When it comes to collecting these dolls, there's really no rhyme or reason. Doll collectors gravitate towards all sorts of unique things like specific years, Barbie doll lines, special features, clothing styles, dream houses, and so much more. So, if you're thinking about starting a collection, it's a good idea to pick a focal point and collect around it. For instance, you might want to collect all of the Skipper Barbie dolls that you can find.
Specifically, Barbie dolls have the potential to be a really valuable collectible, though most of your parents' old stash of hacked up Barbies aren't worth more than a couple of dollars at the bargain bin in your local thrift shop. Barbies from the first few years of the toy's production (early 1960s) in their boxes and with their original clothes can sell for a few hundred dollars, and there's always a willing buyer around the corner for these fashion dolls.

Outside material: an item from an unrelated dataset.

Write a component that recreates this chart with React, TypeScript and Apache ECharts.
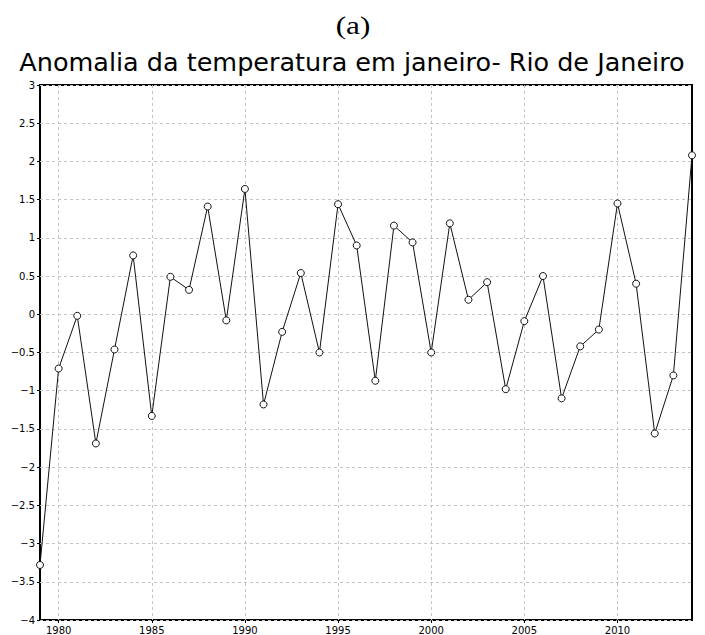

- 1963 Skipper doll with box and outfits - Listed for $140
- 1964 ponytail Barbie doll #850 - Sold for $255.51
- Vintage pony-tail Barbie still in box - Listed for $799
For more info, explore a Barbie collectors price guide.
Let Your Inner Child out to Play
From 5 to 95, collectible toys can bring out a smile in just about anyone. There're no limits to the types of toys you can collect; pick ones from your past or select those you were too old to play with when they were released. Either way, you should let your inner child out to play with a new toy collection today.